My own proof of "Every neighborhood is open" (Rudin's definition) Previously, someone posted his/her proof of "every neighborhood is open" here. I am focusing on the same statement, but it seems that my approach is different from his/hers. Could someone comment on my own proof? Here we go:
Let $X$ be a metric space and $p\in X$. Fix $r>0$. Define a neighborhood around $p$ as $N_r (p)=\{q\in X| d(p, q)<r\}$. Now, take $w = \frac{r}{2}$. Then, $N_w (p)\subset N_r(p)$. In other words, every point of $N_r(p)$ is interior. Therefore, $N_r (p)$ is open. Since $r$ is arbitrary, this proves every neighborhood is open.
Update:
Under my definition of "neighborhood," can I prove in this way instead: For all $m\in N_r(p)$, take $w=\frac{r−d(m,p)}{2}$. Then, $N_w(m)\subset N_r(p)$. 
Update2
From the hints given in comments, I solve it:
Assume $m\in N_r(p)$ and $q\in N_w(m)$. Take $w=r-d(m, p)$. Then, $d(p, q)\leq d(p, m) + d(m, q)< d(p, m) + r-d(m,p) =r$. 
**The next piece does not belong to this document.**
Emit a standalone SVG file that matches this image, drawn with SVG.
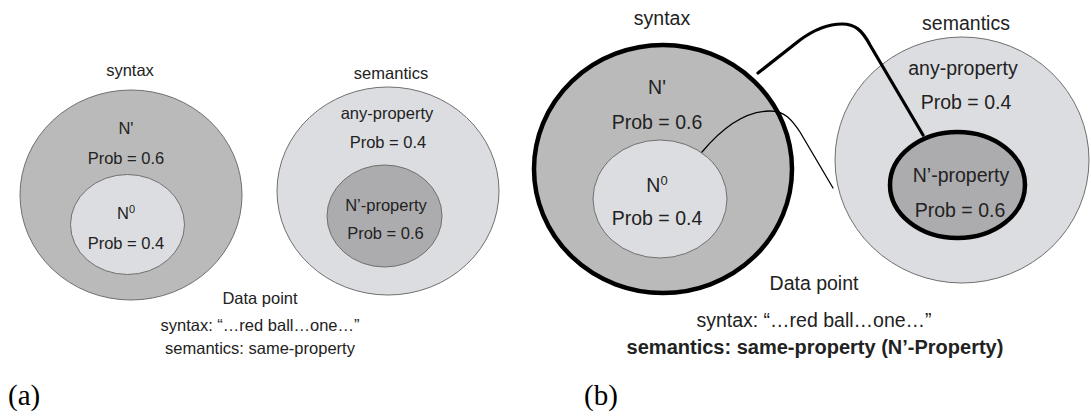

Thanks to @JoséCarlosSantos and @fleablood !
 A: In the first place, you can call that a neighbourhood, if you wish, but that's not the standard definition of neighbourhood. So, the only thing that you might have proved was that those sets to which you call neighbourhoods are open sets.
In the second place, your proof is wrong. All that it proves is that there is an open ball centered at p contained in your set. It does not prove that for every point of $N_r(p)$ there is such a ball.
A: First of all, you shouldn't say "define a neighborhood".
That sounds as though you are defining the term to be something different than it is.  Rudin uses this "open ball" definition of "neighborhood" so, although, other comments and answers object, it is okay to DECLARE $N_r(p)$ to be a neighborhood.
Now you have shown that if $N_{\frac r2}(p)\subset N_r(p)$ so $p$ is an interior point.
Then you say "In other words, every point of Nr(p) is interior."
Um, say what?  Since when has $p$ been every point? $N_r(p)$ contains points that are not $p$.  You must prove these points are also interior points.
The only real way that I can see is to chose an $s$ so that $N_s(q) \subset N_r(p)$.  (Note: $N_s(q)$ and $N_r(p)$ have different centers.).  And if you know that $d(p,q) < r$ then there is an $s$ that ca be chosen so that $N_s(q) \subset N_r(p)$.  Do you see how to do that?